Our intellectual friendship continued throughout the four years of college, and on the last day (Graduation Day) in 2004, we said goodbye to each other with tears welling in our eyes. She handed me an envelope that contained a card with a long letter in which she recounted some of our greatest conversations during the four years of our friendship. I could not hold back my tears as I read the words in her letter. On our last conversation, we talked about a poem that we studied in our fourth year at College, and which resonated greatly with our lives then—one year after the 2003 invasion of Iraq. It was Alfred Lord Tennyson’s The Lady of Shalott. I shared with her how I found the poem to resemble my life in Iraqi society, especially after years of living under the UN sanctions that plunged all Iraqi people into total isolation. Here is part of our last conversation as preserved by my best friend and worst enemy, Ms. Memory:
Me: “As every day passes, I feel Iraq is turning into one big prison, and I feel just like The Lady of Shalott living in a tower surrounded with four gray walls.”
R: “True. Like her, we are under some unknown curse just because we are born in Iraq, and the way we are blocked from and attacked by the world is even worse than the lady in the poem, because she could at least see things and shadows in her mirror.
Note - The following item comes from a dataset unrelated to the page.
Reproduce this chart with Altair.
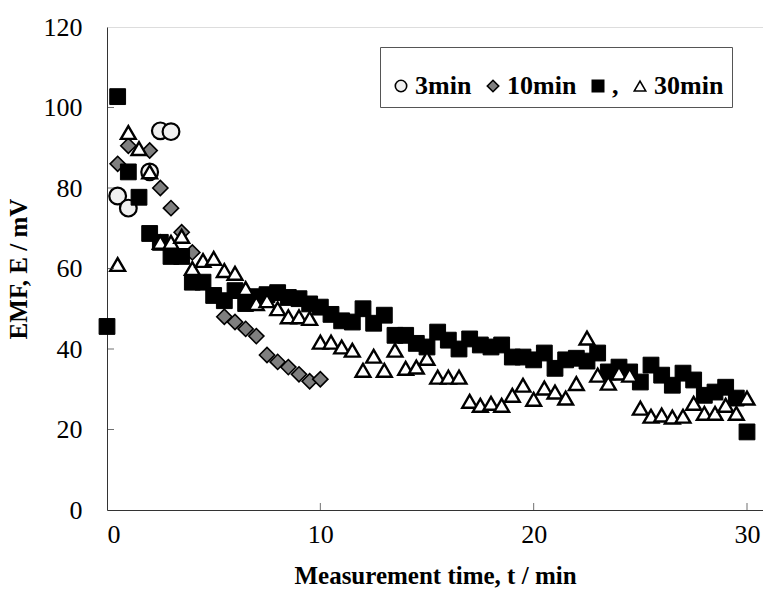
import altair as alt
import pandas as pd

# ---- data ----
t_3min = [0.5, 1, 2, 2.5, 3]
e_3min = [78, 75, 84, 94.2, 94]

t_10min = [0.5, 1, 2, 2.5, 3, 3.5, 4, 5.5, 6, 6.5, 7, 7.5, 8, 8.5, 9, 9.5, 10]
e_10min = [86, 90.5, 89.3, 80, 75, 69, 64, 48, 46.7, 45, 43.2, 38.5, 36.8, 35.5, 33.7, 32, 32.5]

t_sq = [0, 0.5, 1, 1.5, 2, 2.5, 3, 3.5, 4, 4.5, 5, 5.5, 6, 6.5, 7, 7.5, 8, 8.5, 9, 9.5,
        10, 10.5, 11, 11.5, 12, 12.5, 13, 13.5, 14, 14.5, 15, 15.5, 16, 16.5, 17, 17.5,
        18, 18.5, 19, 19.5, 20, 20.5, 21, 21.5, 22, 22.5, 23, 23.5, 24, 24.5, 25, 25.5,
        26, 26.5, 27, 27.5, 28, 28.5, 29, 29.5, 30]
e_sq = [45.6, 102.7, 84, 77.7, 68.7, 66.5, 63, 63, 56.6, 56.6, 53.3, 52, 54.5, 51.3, 53,
        53.5, 54, 52.8, 52.5, 51.2, 50.4, 48.6, 47, 46.7, 50, 46.4, 48.4, 43.4, 43.4, 41.4,
        40.5, 44.2, 42.2, 40, 42.5, 41, 40.5, 41, 38, 38, 37.3, 39, 35.2, 37.3, 37.7, 37,
        39, 34.3, 35.5, 34.3, 31.8, 36, 33.5, 31, 34, 32.3, 28.5, 29.3, 30.5, 27.8, 19.4]

t_30min = [0.5, 1, 1.5, 2, 2.5, 3, 3.5, 4, 4.5, 5, 5.5, 6, 6.5, 7, 7.5, 8, 8.5, 9, 9.5,
           10, 10.5, 11, 11.5, 12, 12.5, 13, 13.5, 14, 14.5, 15, 15.5, 16, 16.5, 17, 17.5,
           18, 18.5, 19, 19.5, 20, 20.5, 21, 21.5, 22, 22.5, 23, 23.5, 24, 24.5, 25, 25.5,
           26, 26.5, 27, 27.5, 28, 28.5, 29, 29.5, 30]
e_30min = [61, 93.8, 89.8, 84, 66.5, 66.5, 68, 60, 62, 62.5, 59.5, 58.8, 55, 51.3, 52, 50,
           48, 48, 47.6, 41.7, 41.7, 40.5, 39.7, 34.7, 38.2, 34.7, 39.7, 35.2, 35.5, 37.7,
           33, 33, 33, 27, 26, 26.5, 26, 28.5, 31, 27.5, 30.3, 29.3, 27.8, 31.4, 42.7, 33.5,
           31.5, 34, 33.5, 25.3, 23.3, 23.6, 23.1, 23.3, 26.5, 24, 24, 26, 24, 27.8]

series_names = ["3min", "10min", ",", "30min"]
x_ticks = [10, 20, 30]
y_ticks = [20, 40, 60, 80, 100]
x_labels = [0, 10, 20, 30]
y_labels = [0, 20, 40, 60, 80, 100, 120]

# ---- styles ----
shapes = ["circle", "diamond", "square", "triangle-up"]
fills = ["#f0f0f0", "#7f7f7f", "#000000", "#ffffff"]
sizes = [280, 230, 250, 220]
stroke_ws = [2.2, 1.6, 1, 2.4]

W, H = 656, 483
FONT = "Liberation Serif"

x_scale = alt.Scale(domain=[0, 30.75], nice=False, zero=False)
y_scale = alt.Scale(domain=[0, 120], nice=False)
shape_scale = alt.Scale(domain=series_names, range=shapes)
fill_scale = alt.Scale(domain=series_names, range=fills)
stroke_scale = alt.Scale(domain=series_names, range=["black"] * 4)

legend = alt.Legend(
    title=" ", titleFontSize=14, titlePadding=4, titleOrient="top",
    orient="none", legendX=273, legendY=20, direction="horizontal",
    columns=4, symbolSize=130, symbolStrokeWidth=1.6, symbolStrokeColor="black",
    labelFont=FONT, labelFontSize=26, labelFontWeight="bold", labelColor="black",
    labelOffset=1, columnPadding=8, padding=8, strokeColor="#555555",
    fillColor="white", symbolOpacity=1,
)

x_axis = alt.Axis(values=x_labels, title="Measurement time, t / min", ticks=False,
                  grid=False, labelFont=FONT, labelFontSize=26, labelColor="black",
                  labelPadding=11, titleFont=FONT, titleFontSize=25,
                  titleFontWeight="bold", titleColor="black", titlePadding=16,
                  domainColor="#333333")
y_axis = alt.Axis(values=y_labels, title="EMF, E / mV", ticks=False, grid=False,
                  labelFont=FONT, labelFontSize=26, labelColor="black",
                  labelPadding=25, titleFont=FONT, titleFontSize=25,
                  titleFontWeight="bold", titleColor="black", titlePadding=12,
                  domainColor="#333333")

layers = []
data_sets = [(t_3min, e_3min), (t_10min, e_10min), (t_sq, e_sq), (t_30min, e_30min)]
for i, (ts, es) in enumerate(data_sets):
    df = pd.DataFrame({"t": ts, "E": es, "series": series_names[i]})
    layer = alt.Chart(df).mark_point(
        filled=True, strokeWidth=stroke_ws[i], size=sizes[i], opacity=1
    ).encode(
        x=alt.X("t:Q", scale=x_scale, axis=x_axis),
        y=alt.Y("E:Q", scale=y_scale, axis=y_axis),
        shape=alt.Shape("series:N", scale=shape_scale, legend=legend),
        fill=alt.Fill("series:N", scale=fill_scale, legend=legend),
        stroke=alt.Stroke("series:N", scale=stroke_scale, legend=legend),
    )
    layers.append(layer)

# inward-pointing tick marks on both axes
xt = alt.Chart(pd.DataFrame({"v": x_ticks})).mark_tick(
    orient="vertical", size=7, thickness=1, color="#333333", yOffset=-3.5
).encode(x=alt.X("v:Q", scale=x_scale, axis=x_axis),
         y=alt.datum(0, scale=y_scale, axis=y_axis))
yt = alt.Chart(pd.DataFrame({"v": y_ticks})).mark_tick(
    orient="horizontal", size=7, thickness=1, color="#333333", xOffset=3.5
).encode(y=alt.Y("v:Q", scale=y_scale, axis=y_axis),
         x=alt.datum(0, scale=x_scale, axis=x_axis))

chart = alt.layer(*layers, xt, yt).properties(
    width=W, height=H,
    padding={"left": 107, "top": 27, "right": 0, "bottom": 80},
    autosize=alt.AutoSizeParams(type="none"),
).configure_view(stroke="#333333", strokeWidth=1).configure(background="white")

chart.save("out.html", embed_options={"renderer": "svg", "actions": False})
I wish we could see the shadows of the outside world even through a mirror like that of the lady of Shalott.”
Me: “That is what I was thinking about as the professor analyzed the poem in the classroom, but the ending of the poem changed my life in a way that I neither understand nor can explain. I feel that the message we get at the end when she takes the boat to leave for Camelot, regardless of the consequences, is serious and eye-opening. As much as I don’t know where my “Camelot” may be, I feel that I must just get a boat and go away, very far away from this tower called Iraq.”
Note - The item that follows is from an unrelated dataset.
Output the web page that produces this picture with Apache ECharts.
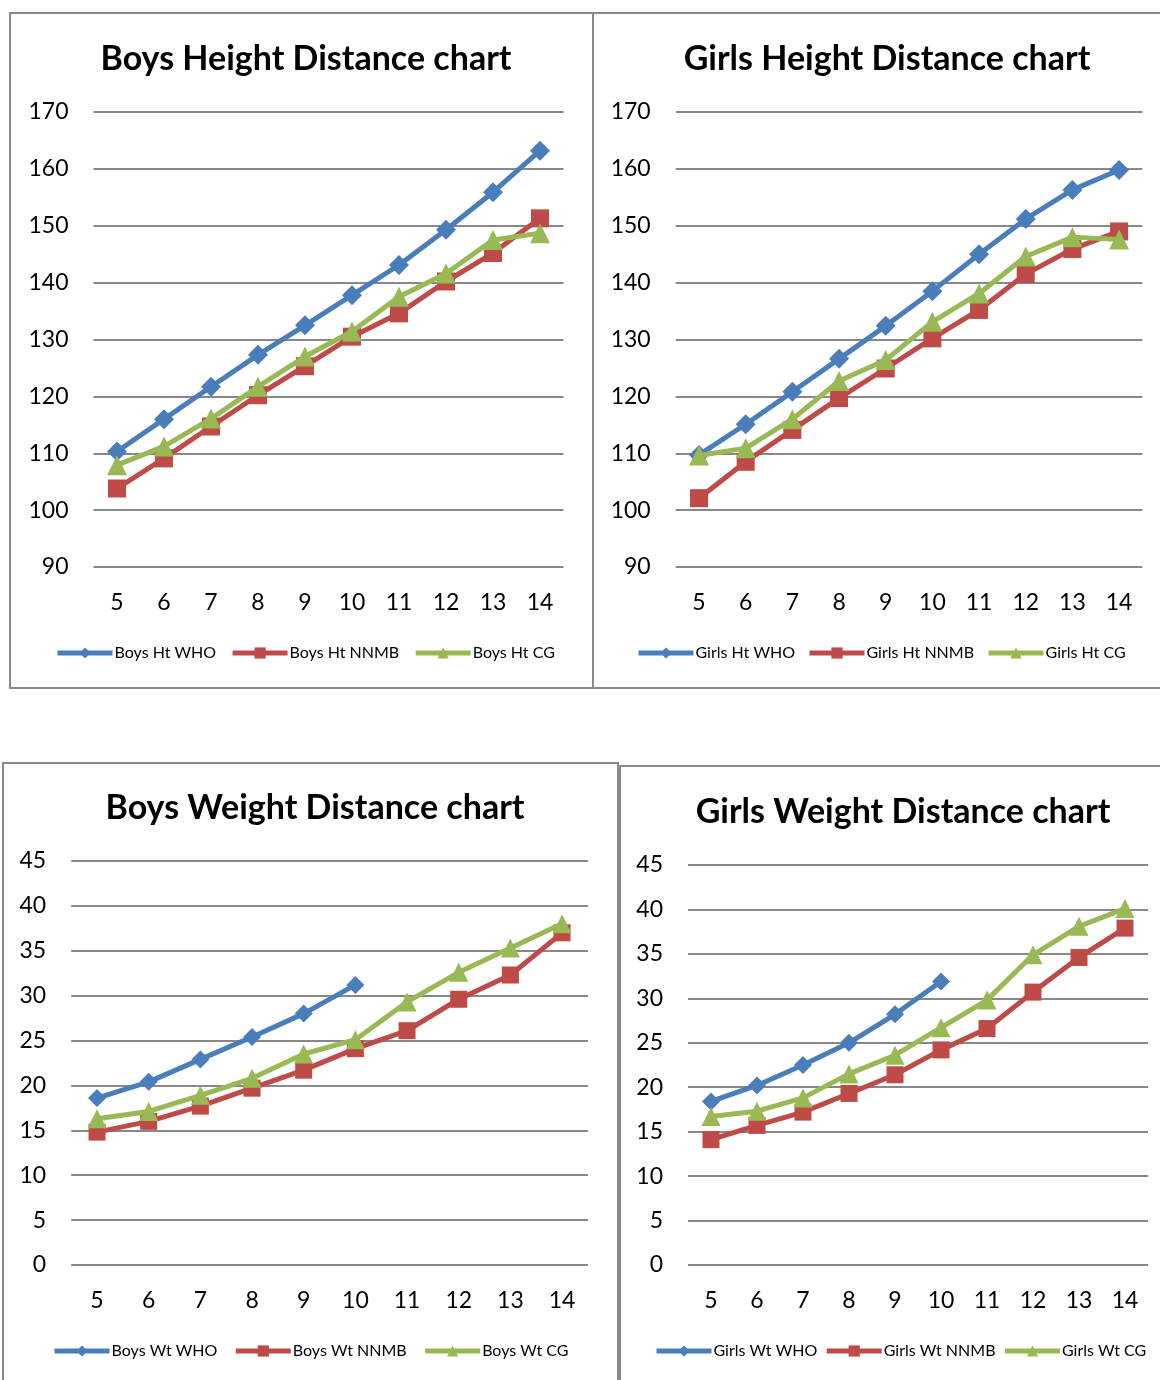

When I graduated in mid-2004, the Iraq invasion was entering its most critical and dangerous stage and I never heard from her after that. I had her phone number, and tried to call her several times after I returned to Kirkuk, but no one picked up the phone. I still wonder what had happened to her and her family. I hope that she found her “Camelot” in the end. I know I never found mine, because life finally taught me that chasing after Camelot was nothing but an illusion; it is like chasing a mirage in the middle of a desert. I learned that we are condemned to live in the same old city, and that all the means of transportation in the world cannot take us away from the ruins of a city that lives forever within us.
It has been almost ten years since I graduated from the College of Languages in Baghdad, and it seems that all the languages of the world are no longer able to capture the indescribable damage of the wars on the Iraqi people. Perhaps this is why I often struggle with every word I try to put on paper: there is always a voice within me screaming, “It is all useless! The world has gone totally deaf and blind!”
But then another voice comes: “Sitting in a dark corner and closing your door and windows is also useless!” And so, until the world decides to open its ears and its eyes, do I have any choice but to bleed on the endless snows of my blank pages?